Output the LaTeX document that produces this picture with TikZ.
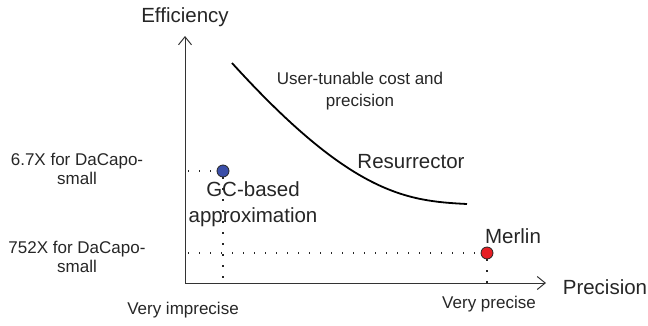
\documentclass[tikz,border=0pt]{standalone}
\usepackage{fontspec}
\setmainfont{Liberation Sans}
\usetikzlibrary{arrows.meta}
\begin{document}
\begin{tikzpicture}[x=1pt,y=-1pt,
  axis/.style={line width=1pt, draw=black!80, -{Straight Barb[length=8pt,width=13pt,line width=1pt]}},
  dotline/.style={line width=1.3pt, dash pattern=on 1.3pt off 9.7pt, draw=black!85},
  pt/.style={circle, draw=black!85, line width=0.8pt, minimum size=12pt, inner sep=0pt},
  lbl/.style={font=\fontsize{20.5}{22}\selectfont, text=black!85, inner sep=0pt},
  small/.style={font=\fontsize{17}{19.5}\selectfont, text=black!85, inner sep=0pt, align=center},
  mid/.style={font=\fontsize{17}{22}\selectfont, text=black!85, inner sep=0pt, align=center}]
\useasboundingbox (0,0) rectangle (648,325);
\coordinate (O) at (185,283);
\coordinate (ytop) at (185,36);
\coordinate (xend) at (546,283);
\draw[axis] (O) -- (ytop);
\draw[axis] (O) -- (xend);
\node[lbl] (eff) at (185,17) {Efficiency};
\node[lbl] (prec) at (605,287) {Precision};
\node[small] (vimp) at (183,310) {Very imprecise};
\node[small] (vpre) at (489,304) {Very precise};
% curve
\coordinate (c0) at (232,63);
\coordinate (c1) at (467,204);
\draw[line width=1.8pt] (c0) .. controls (352,195) and (407,201) .. (c1);
\node[mid] (user) at (360,91) {User-tunable cost and\\precision};
\node[lbl] (res) at (411,162) {Resurrector};
% points
\node[pt, fill={rgb,255:red,58;green,78;blue,168}] (gc) at (223,171) {};
\node[pt, fill={rgb,255:red,230;green,30;blue,36}] (mer) at (487,253) {};
\draw[dotline] (O |- gc) ++(3,0) coordinate (gch) -- (gc.west);
\draw[dotline] (gc.south) -- (gc |- O);
\draw[dotline] (O |- mer) ++(3,0) coordinate (mh) -- (mer.west);
\draw[dotline] (mer.south) -- (mer |- O);
\node[lbl, align=center, font=\fontsize{20.5}{26}\selectfont] (gcl) at (253,204) {GC-based\\approximation};
\node[lbl] (merl) at (513,236) {Merlin};
\node[small] (l1) at (77,169) {6.7X for DaCapo-\\small};
\node[small] (l2) at (77,257) {752X for DaCapo-\\small};
\end{tikzpicture}
\end{document}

■ **Written task**
Reproduce the whole listing exactly, but not the images in it.

■ **Reply to the exercise**
Output the LaTeX document that produces this picture with TikZ.
\documentclass[tikz,border=0pt]{standalone}
\usepackage{fontspec}
\setmainfont{Liberation Sans}
\usetikzlibrary{arrows.meta}
\begin{document}
\begin{tikzpicture}[x=1pt,y=-1pt,
  axis/.style={line width=1pt, draw=black!80, -{Straight Barb[length=8pt,width=13pt,line width=1pt]}},
  dotline/.style={line width=1.3pt, dash pattern=on 1.3pt off 9.7pt, draw=black!85},
  pt/.style={circle, draw=black!85, line width=0.8pt, minimum size=12pt, inner sep=0pt},
  lbl/.style={font=\fontsize{20.5}{22}\selectfont, text=black!85, inner sep=0pt},
  small/.style={font=\fontsize{17}{19.5}\selectfont, text=black!85, inner sep=0pt, align=center},
  mid/.style={font=\fontsize{17}{22}\selectfont, text=black!85, inner sep=0pt, align=center}]
\useasboundingbox (0,0) rectangle (648,325);
\coordinate (O) at (185,283);
\coordinate (ytop) at (185,36);
\coordinate (xend) at (546,283);
\draw[axis] (O) -- (ytop);
\draw[axis] (O) -- (xend);
\node[lbl] (eff) at (185,17) {Efficiency};
\node[lbl] (prec) at (605,287) {Precision};
\node[small] (vimp) at (183,310) {Very imprecise};
\node[small] (vpre) at (489,304) {Very precise};
% curve
\coordinate (c0) at (232,63);
\coordinate (c1) at (467,204);
\draw[line width=1.8pt] (c0) .. controls (352,195) and (407,201) .. (c1);
\node[mid] (user) at (360,91) {User-tunable cost and\\precision};
\node[lbl] (res) at (411,162) {Resurrector};
% points
\node[pt, fill={rgb,255:red,58;green,78;blue,168}] (gc) at (223,171) {};
\node[pt, fill={rgb,255:red,230;green,30;blue,36}] (mer) at (487,253) {};
\draw[dotline] (O |- gc) ++(3,0) coordinate (gch) -- (gc.west);
\draw[dotline] (gc.south) -- (gc |- O);
\draw[dotline] (O |- mer) ++(3,0) coordinate (mh) -- (mer.west);
\draw[dotline] (mer.south) -- (mer |- O);
\node[lbl, align=center, font=\fontsize{20.5}{26}\selectfont] (gcl) at (253,204) {GC-based\\approximation};
\node[lbl] (merl) at (513,236) {Merlin};
\node[small] (l1) at (77,169) {6.7X for DaCapo-\\small};
\node[small] (l2) at (77,257) {752X for DaCapo-\\small};
\end{tikzpicture}
\end{document}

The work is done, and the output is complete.